Ce dernier article n’est accessible en ligne, quoiqu’uniquement au prix d’un contournement de la censure imposée par le régime de notre actuelle République Populaire de France. C’est donc à plus d’un titre que la Marseillaise n’en finit pas de révéler, depuis plus de deux siècles, les innombrables trahisons de l’idéal républicain.
Publié en 1938, un regard historique et idéologique détaillé et essentiel sur les deux principaux hymnes (auxquels l’on pourrait ajouter la Carmagnole et le Ça ira) qui présidèrent aux luttes sociales et politiques dans la France de 1789 jusqu’au Front Populaire.
Saviez-vous que l’Internationale était à l’origine chantée sur la musique de la Marseillaise ? Qu’il fallut dix-sept ans pour qu’elle eût une autre mélodie -- un an après la mort de son parolier ? Qu’il en exista même d’autres mises en musique ? Que sa partition fut imprimée sans prénom pour le compositeur, dans l’espoir de protéger celui-ci de représailles ? Que la cinquième note de la mélodie n’est pas un mi mais un fa ?
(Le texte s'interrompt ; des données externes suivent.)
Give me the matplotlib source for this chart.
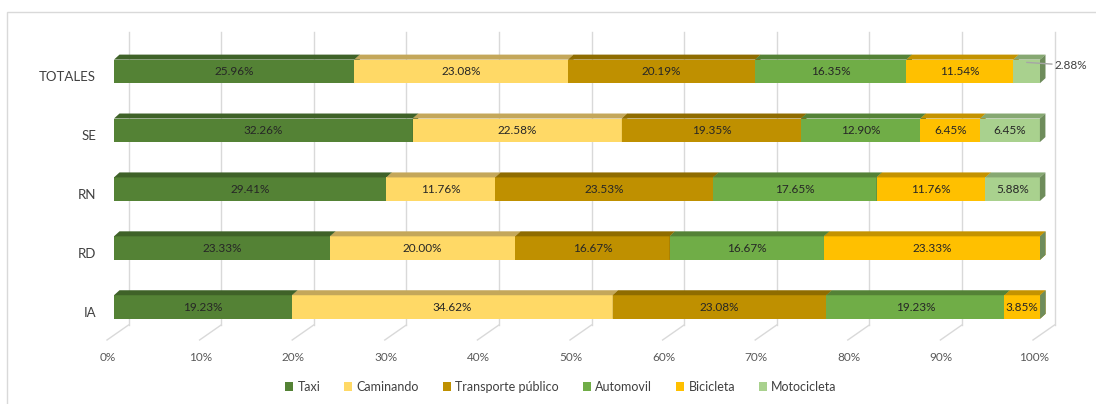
import matplotlib.pyplot as plt
import matplotlib.transforms as mtransforms
from matplotlib.patches import Polygon, Patch, Rectangle

plt.rcParams['font.family'] = ['Lato', 'DejaVu Sans']

categorias = ['IA', 'RD', 'RN', 'SE', 'TOTALES']
series = ['Taxi', 'Caminando', 'Transporte público', 'Automovil', 'Bicicleta', 'Motocicleta']
taxi = [19.23, 23.33, 29.41, 32.26, 25.96]
caminando = [34.62, 20.00, 11.76, 22.58, 23.08]
transporte = [23.08, 16.67, 23.53, 19.35, 20.19]
automovil = [19.23, 16.67, 17.65, 12.90, 16.35]
bicicleta = [3.85, 23.33, 11.76, 6.45, 11.54]
motocicleta = [0, 0, 5.88, 6.45, 2.88]
valores = [taxi, caminando, transporte, automovil, bicicleta, motocicleta]
ticks = list(range(0, 101, 10))

frente = ['#548235', '#FFD966', '#BF9000', '#70AD47', '#FFC000', '#A9D18E']
arriba = ['#3F6228', '#C4A75A', '#8F6C00', '#548236', '#C49300', '#86A872']
lado = ['#3F6228', '#BFA24F', '#8F6C00', '#4F7A33', '#BF9000', '#6E8C5B']

W, H = 1096, 404
fig = plt.figure(figsize=(W / 100, H / 100), dpi=100)
ax = fig.add_axes([114 / W, 69 / H, 926 / W, 293.3 / H])
ax.set_xlim(0, 100)
ax.set_ylim(-0.475, 4.504)
for s in ax.spines.values():
    s.set_visible(False)

# pixel -> data
px = 100 / 926
py = 1 / 58.9
alto = 0.4
bx, by = 5.5 * px, 5 * py       # profundidad de barras
wx, wy = 14.5 * px, 10 * py     # pared del fondo
fx, fy = -7 * px, -5 * py       # borde frontal del piso
y0, y1 = -0.475, 4.504

# pared del fondo y piso
for t in ticks:
    ax.plot([t + wx, t + wx], [y0 + wy, y1 + wy], color='#D9D9D9', lw=1, clip_on=False, zorder=0)
    ax.plot([t + wx, t + fx], [y0 + wy, y0 + fy], color='#D9D9D9', lw=1, clip_on=False, zorder=0)

for i, cat in enumerate(categorias):
    izq = 0
    for s, vals in enumerate(valores):
        v = vals[i]
        z = 2 + s
        ax.barh(i, v, left=izq, height=alto, color=frente[s], linewidth=0, zorder=z)
        top = i + alto / 2
        bot = i - alto / 2
        ax.add_patch(Polygon([(izq, top), (izq + bx, top + by), (izq + v + bx, top + by), (izq + v, top)],
                             closed=True, facecolor=arriba[s], edgecolor='none', zorder=z, clip_on=False))
        ax.add_patch(Polygon([(izq + v, bot), (izq + v, top), (izq + v + bx, top + by), (izq + v + bx, bot + by)],
                             closed=True, facecolor=lado[s], edgecolor='none', zorder=z, clip_on=False))
        if v > 0:
            etiqueta = '{:.2f}%'.format(v)
            if v < 3.5:
                ax.annotate(etiqueta, xy=(izq + v / 2, i + 9 * py), xytext=(izq + v + 1.6, i + 6 * py),
                            va='center', ha='left', fontsize=8.5, color='#404040', zorder=20,
                            arrowprops=dict(arrowstyle='-', color='#A6A6A6', lw=1, shrinkA=0, shrinkB=0))
            else:
                ax.text(izq + v / 2, i, etiqueta, ha='center', va='center', fontsize=8.5,
                        color='#262626', zorder=20)
        izq += v

# ejes
ax.set_xticks(ticks)
ax.set_xticklabels(['{}%'.format(t) for t in ticks], fontsize=8.5, color='#595959')
ax.tick_params(axis='x', length=0, pad=12.5)
ax.set_yticks(range(len(categorias)))
ax.set_yticklabels(categorias, fontsize=9.5, color='#404040')
ax.tick_params(axis='y', length=0, pad=13)
for lab in ax.get_xticklabels():
    lab.set_transform(lab.get_transform() + mtransforms.ScaledTranslation(-6 / 100, 0, fig.dpi_scale_trans))
for lab in ax.get_yticklabels():
    lab.set_transform(lab.get_transform() + mtransforms.ScaledTranslation(0, -5 / 100, fig.dpi_scale_trans))

# marco
fig.patches.append(Rectangle((7 / W, -0.2), 1.2, 1.2 - 12 / H, transform=fig.transFigure,
                             fill=False, edgecolor='#D9D9D9', lw=1))

handles = [Patch(facecolor=c, edgecolor='none') for c in frente]
fig.legend(handles, series, loc='center', bbox_to_anchor=(561 / W, 17 / H), ncol=6, frameon=False,
           fontsize=9, handlelength=0.65, handleheight=0.65, handletextpad=0.35, columnspacing=1.9,
           labelcolor='#404040')

fig.savefig('out.png', dpi=100)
On trouvera également dans cet article l’émouvante transcription, dans un français approximatif, de la lettre qui mit fin au conflit entre les deux frères se disputant la paternité de la musique de l’Internationale, conflit savamment instrumentalisé par divers intérêts politiques et commerciaux.
Un siècle plus tard, l’Internationale était encore allègrement employée comme instrument de chantage par des aigrefins.
Depuis quelques mois, cet air s’est aujourd’hui définitivement élevé dans le domaine public. (Encore que l’on puisse toujours se faire casser la gueule par la flicaille, à l’ancienne, pour l’avoir sifflé. Mais il faut bien préserver quelques traditions, que diable.)
Il rejoint ainsi, pour le meilleur et pour le pire, la Marseillaise -- quoique de façon bien plus respectueuse de la démocratie, puisque cette dernière sert encore de prétexte à d’iniques bâillonnements de la liberté d’expression.
Un éditorial diffusé en 2014 par la radio publique NPR résume une série d’articles passionnants (en anglais) dans lesquels un web-designer suédois, Martin Nilsson, s’est employé à explorer l'origine de ce motif mélodique/rythmique qui, dans les produits culturels occidentaux, constitue le signe par excellence de l'orientalité (dans un sens grossier, primaire et raciste). Un exemple canonique se trouve dans un film de kung-fu de 1974, mais on le trouve aussi textuellement dans plusieurs cartoons des années 1930 ; en fait les gens qui se sont penchés sur le sujet trouvent même des proto-exemples jusqu'en 1847 ! Un magnifique travail de recherche et d’analyse.